The exercise: From the first line of the listing below, retype each line up to and including the one with "4.2, 12.9, 12.9]"; pictures stay out.

Information shown:

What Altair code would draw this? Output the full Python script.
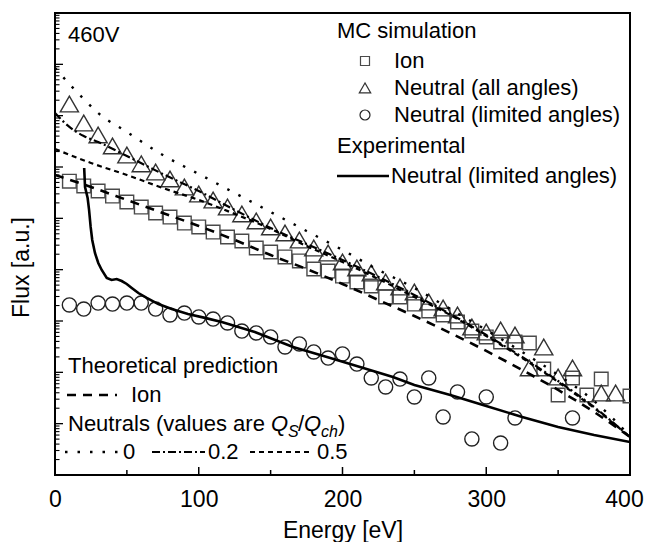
import altair as alt
import pandas as pd

FONT = "Liberation Sans"

# ---------------- data ----------------
# MC simulation, Ion (squares)
ion_E = [10, 20, 30, 40, 50, 60, 70, 80, 90, 100, 110, 120, 130, 140, 150, 160, 170, 180, 190, 200,
         210, 220, 230, 240, 250, 260, 270, 280, 290, 300, 310, 320, 330, 340, 350, 360, 370, 380, 400]
ion_flux = [5.3e5, 4.27e5, 3.41e5, 2.72e5, 2.08e5, 1.66e5, 1.27e5, 1.06e5, 8.1e4, 6.8e4,
            5.4e4, 4.33e4, 3.62e4, 2.64e4, 2.21e4, 1.77e4, 1.48e4, 1.03e4, 9.4e3, 7.5e3,
            5.75e3, 4.81e3, 2.94e3, 2.94e3, 2.14e3, 1.57e3, 1.31e3, 957, 638, 489,
            390, 390, 373, 116, 36.2, 77.6, 36.2, 74.1, 34.6]

# MC simulation, Neutral (all angles) (triangles)
nall_E = [10, 20, 30, 40, 50, 60, 70, 80, 90, 100, 110, 120, 130, 140, 150, 160, 170, 180, 190, 200,
          210, 220, 230, 240, 250, 260, 270, 280, 290, 300, 310, 320, 330, 340, 350, 360, 380, 390]
nall_flux = [1.69e7, 7.2e6, 4.21e6, 2.57e6, 1.71e6, 1.15e6, 8.0e5, 5.85e5, 4.08e5, 2.98e5,
             2.28e5, 1.66e5, 1.22e5, 8.9e4, 6.8e4, 5.19e4, 3.79e4, 2.64e4, 2.11e4, 1.41e4,
             1.08e4, 8.6e3, 5.75e3, 4.6e3, 3.67e3, 2.34e3, 1.79e3, 1.31e3, 764, 611,
             668, 534, 122, 312, 81.1, 122, 39.6, 39.6]

# MC simulation, Neutral (limited angles) (circles)
nlim_E = [10, 20, 30, 40, 50, 60, 70, 80, 90, 100, 110, 120, 130, 140, 150, 160, 170, 180, 190, 200,
          210, 220, 230, 240, 250, 260, 270, 280, 290, 300, 310, 320, 360]
nlim_flux = [2.05e3, 1.71e3, 2.24e3, 2.14e3, 2.24e3, 2.24e3, 1.71e3, 1.31e3, 1.43e3, 1.2e3,
             1.09e3, 915, 638, 584, 489, 312, 357, 249, 190, 228,
             145, 77.6, 51.8, 74.1, 33.1, 77.6, 13.5, 41.4, 5.03, 33.1,
             4.2, 12.9, 12.9]

# Experimental, Neutral (limited angles) (solid line)
exp_E = [20.3, 20.9, 22.7, 23.7, 24.8, 25.9, 27.8, 30.1, 32.5, 36, 39.4, 42.9, 46.4, 49.9, 53.4, 58,
         63.8, 71.9, 81.2, 92.5, 104.3, 116, 139, 165.6, 189.2, 212.2, 235.1, 250, 275, 300, 325,
         350, 375, 400]
exp_flux = [9.57e5, 4.08e5, 2.49e5, 1.46e5, 6.8e4, 3.79e4, 2.11e4, 1.35e4, 9.86e3, 6.89e3, 6.3e3,
            6.58e3, 6.01e3, 5.26e3, 4.4e3, 3.51e3, 2.81e3, 2.14e3, 1.71e3, 1.37e3, 1.15e3, 957,
            611, 312, 199, 127, 81.1, 56.7, 36.2, 22.1, 13.5, 8.61, 6.01, 4.4]

# Theoretical prediction, Ion (dashed)
thion_E = [0, 25, 50, 75, 100, 125, 150, 175, 200, 225, 250, 275, 300, 325, 350, 375, 400]
thion_flux = [7.0e5, 4.08e5, 2.28e5, 1.27e5, 7.1e4, 3.79e4, 1.93e4, 1.03e4, 5.26e3, 2.56e3,
              1.25e3, 584, 261, 111, 45.3, 16.9, 5.5]

# Theoretical prediction, Neutrals Qs/Qch = 0 (dotted)
th0_E = [0, 10, 20, 30, 50, 75, 100, 125, 150, 175, 200, 225, 250, 275, 300, 325, 350, 375, 400]
th0_flux = [8.5e7, 4.14e7, 2.11e7, 1.13e7, 4.81e6, 1.71e6, 7.31e5, 3.12e5, 1.33e5, 5.67e4,
            2.42e4, 9.86e3, 4.4e3, 1.71e3, 668, 249, 88.7, 27.7, 5.75]

# Qs/Qch = 0.2 (dash-dot)
th02_E = [0, 10, 20, 30, 50, 75, 100, 125, 150, 175, 200, 225, 250, 275, 300, 325, 350, 375, 400]
th02_flux = [1.13e7, 6.03e6, 4.02e6, 3.08e6, 1.64e6, 7.31e5, 3.41e5, 1.46e5, 6.49e4, 3.16e4,
             1.55e4, 7.2e3, 3.21e3, 1.37e3, 534, 199, 67.8, 21.1, 5.5]

# Qs/Qch = 0.5 (short dash)
th05_E = [0, 25, 50, 75, 100, 125, 150, 175, 200, 225, 250, 275, 300, 325, 350, 375, 400]
th05_flux = [2.24e6, 1.2e6, 7.0e5, 3.9e5, 2.28e5, 1.22e5, 6.2e4, 2.89e4, 1.41e4, 6.58e3,
             2.94e3, 1.31e3, 511, 190, 64.9, 20.2, 5.5]

# axis ticks
x_labels = [0, 100, 200, 300, 400]
x_major = [100, 200, 300]
x_minor = [50, 150, 250, 350]
y_major = [10.0 ** k for k in range(0, 10)]
y_minor = [m * 10.0 ** k for k in range(0, 9) for m in range(2, 10)]

# ---------------- chart ----------------
W, H = 575, 462
xs = alt.Scale(domain=[0, 400], nice=False, zero=False)
ys = alt.Scale(type="log", domain=[1, 1e9], nice=False)

x_axis = alt.Axis(values=x_labels, labelFont=FONT, labelFontSize=23, labelColor="black",
                  ticks=False, domain=False, grid=False, labelPadding=13, labelFlush=False,
                  labelOffset={"condition": {"test": "datum.value == 400", "value": -6}, "value": 0},
                  title="Energy [eV]", titleFont=FONT, titleFontSize=23, titleFontWeight="normal",
                  titleColor="black", titleY=62, titleBaseline="alphabetic")
y_axis = alt.Axis(labels=False, ticks=False, domain=False, grid=False,
                  title="Flux [a.u.]", titleFont=FONT, titleFontSize=23, titleFontWeight="normal",
                  titleColor="black", titleX=-27, titleY=254, titleBaseline="alphabetic",
                  titleAlign="center")


def X(field):
    return alt.X(field, scale=xs, axis=x_axis)


def Y(field):
    return alt.Y(field, scale=ys, axis=y_axis)


def df(E, F):
    return pd.DataFrame({"E": E, "F": F})


def pts(E, F, shape, size, color):
    return alt.Chart(df(E, F)).mark_point(shape=shape, size=size, filled=False, color=color,
                                          strokeWidth=1.4, opacity=1, clip=True).encode(
        x=X("E:Q"), y=Y("F:Q"))


def line(E, F, dash=None, width=2.2, interp="monotone"):
    kw = dict(color="black", strokeWidth=width, interpolate=interp, clip=True)
    if dash:
        kw["strokeDash"] = dash
    return alt.Chart(df(E, F)).mark_line(**kw).encode(x=X("E:Q"), y=Y("F:Q"), order="E:Q")


DOT = [2.5, 10]
DASHDOT = [8, 3, 2, 3]
SHORT = [5, 4]
LONG = [9, 7]

layers = []
layers.append(pts(ion_E, ion_flux, "square", 185, "#4a4a4a"))
layers.append(pts(nall_E, nall_flux, "triangle-up", 330, "#333333"))
layers.append(pts(nlim_E, nlim_flux, "circle", 200, "#222222"))
layers.append(line(exp_E, exp_flux, width=2.6, interp="linear"))
layers.append(line(thion_E, thion_flux, LONG, 2.6))
layers.append(line(th0_E, th0_flux, DOT, 2.4))
layers.append(line(th02_E, th02_flux, DASHDOT, 2.2))
layers.append(line(th05_E, th05_flux, SHORT, 2.2))

# inward ticks
layers.append(alt.Chart(pd.DataFrame({"v": y_major})).mark_rule(color="black", strokeWidth=1.3).encode(
    y=Y("v:Q"), x=alt.value(0), x2=alt.value(8)))
layers.append(alt.Chart(pd.DataFrame({"v": y_minor})).mark_rule(color="black", strokeWidth=1.1).encode(
    y=Y("v:Q"), x=alt.value(0), x2=alt.value(4.5)))
layers.append(alt.Chart(pd.DataFrame({"v": x_major})).mark_rule(color="black", strokeWidth=1.5).encode(
    x=X("v:Q"), y=alt.value(H), y2=alt.value(H - 8)))
layers.append(alt.Chart(pd.DataFrame({"v": x_minor})).mark_rule(color="black", strokeWidth=1.5).encode(
    x=X("v:Q"), y=alt.value(H), y2=alt.value(H - 5)))

one = pd.DataFrame({"k": [0]})


def txt(s, x, y, size=22, italic=False):
    return alt.Chart(one).mark_text(text=s, align="left", baseline="alphabetic", font=FONT,
                                    fontSize=size, fontStyle="italic" if italic else "normal",
                                    color="black").encode(x=alt.value(x), y=alt.value(y))


def sym(shape, size, x, y, color):
    return alt.Chart(one).mark_point(shape=shape, size=size, filled=False, color=color,
                                     strokeWidth=1.2, opacity=1).encode(x=alt.value(x), y=alt.value(y))


def seg(x1, x2, y, dash=None, width=2.2):
    kw = dict(color="black", strokeWidth=width)
    if dash:
        kw["strokeDash"] = dash
    return alt.Chart(one).mark_rule(**kw).encode(x=alt.value(x1), x2=alt.value(x2), y=alt.value(y))


# annotation / legends
layers += [
    txt("460V", 13, 29),
    txt("MC simulation", 282, 25),
    sym("square", 81, 310, 48, "#4a4a4a"), txt("Ion", 339, 55),
    sym("triangle-up", 130, 310, 75, "#333333"), txt("Neutral (all angles)", 339, 82),
    sym("circle", 100, 310, 102, "#222222"), txt("Neutral (limited angles)", 339, 109),
    txt("Experimental", 282, 140),
    seg(282, 334, 163, None, 2.4), txt("Neutral (limited angles)", 336, 170),
    txt("Theoretical prediction", 13, 360),
    seg(12, 62, 382, LONG, 2.6), txt("Ion", 76, 389),
    txt("Neutrals (values are ", 13, 418),
    txt("Q", 216, 418, italic=True),
    txt("S", 233, 424, size=16, italic=True),
    txt("/", 243, 418),
    txt("Q", 249, 418, italic=True),
    txt("ch", 266, 424, size=16, italic=True),
    txt(")", 283, 418),
    seg(10, 66, 439, DOT, 2.4), txt("0", 68, 446),
    seg(97, 150, 439, DASHDOT, 2.2), txt("0.2", 153, 446),
    seg(195, 258, 439, SHORT, 2.2), txt("0.5", 262, 446),
]

chart = alt.layer(*layers).properties(
    width=W, height=H,
    background="white",
    autosize=alt.AutoSizeParams(type="none"),
    padding={"left": 47, "top": 5, "right": 14, "bottom": 67},
).configure_view(stroke="black", strokeWidth=2)

chart.save("out.html", embed_options={"renderer": "svg", "actions": False})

Solution for this task:
What Altair code would draw this? Output the full Python script.
import altair as alt
import pandas as pd

FONT = "Liberation Sans"

# ---------------- data ----------------
# MC simulation, Ion (squares)
ion_E = [10, 20, 30, 40, 50, 60, 70, 80, 90, 100, 110, 120, 130, 140, 150, 160, 170, 180, 190, 200,
         210, 220, 230, 240, 250, 260, 270, 280, 290, 300, 310, 320, 330, 340, 350, 360, 370, 380, 400]
ion_flux = [5.3e5, 4.27e5, 3.41e5, 2.72e5, 2.08e5, 1.66e5, 1.27e5, 1.06e5, 8.1e4, 6.8e4,
            5.4e4, 4.33e4, 3.62e4, 2.64e4, 2.21e4, 1.77e4, 1.48e4, 1.03e4, 9.4e3, 7.5e3,
            5.75e3, 4.81e3, 2.94e3, 2.94e3, 2.14e3, 1.57e3, 1.31e3, 957, 638, 489,
            390, 390, 373, 116, 36.2, 77.6, 36.2, 74.1, 34.6]

# MC simulation, Neutral (all angles) (triangles)
nall_E = [10, 20, 30, 40, 50, 60, 70, 80, 90, 100, 110, 120, 130, 140, 150, 160, 170, 180, 190, 200,
          210, 220, 230, 240, 250, 260, 270, 280, 290, 300, 310, 320, 330, 340, 350, 360, 380, 390]
nall_flux = [1.69e7, 7.2e6, 4.21e6, 2.57e6, 1.71e6, 1.15e6, 8.0e5, 5.85e5, 4.08e5, 2.98e5,
             2.28e5, 1.66e5, 1.22e5, 8.9e4, 6.8e4, 5.19e4, 3.79e4, 2.64e4, 2.11e4, 1.41e4,
             1.08e4, 8.6e3, 5.75e3, 4.6e3, 3.67e3, 2.34e3, 1.79e3, 1.31e3, 764, 611,
             668, 534, 122, 312, 81.1, 122, 39.6, 39.6]

# MC simulation, Neutral (limited angles) (circles)
nlim_E = [10, 20, 30, 40, 50, 60, 70, 80, 90, 100, 110, 120, 130, 140, 150, 160, 170, 180, 190, 200,
          210, 220, 230, 240, 250, 260, 270, 280, 290, 300, 310, 320, 360]
nlim_flux = [2.05e3, 1.71e3, 2.24e3, 2.14e3, 2.24e3, 2.24e3, 1.71e3, 1.31e3, 1.43e3, 1.2e3,
             1.09e3, 915, 638, 584, 489, 312, 357, 249, 190, 228,
             145, 77.6, 51.8, 74.1, 33.1, 77.6, 13.5, 41.4, 5.03, 33.1,
             4.2, 12.9, 12.9]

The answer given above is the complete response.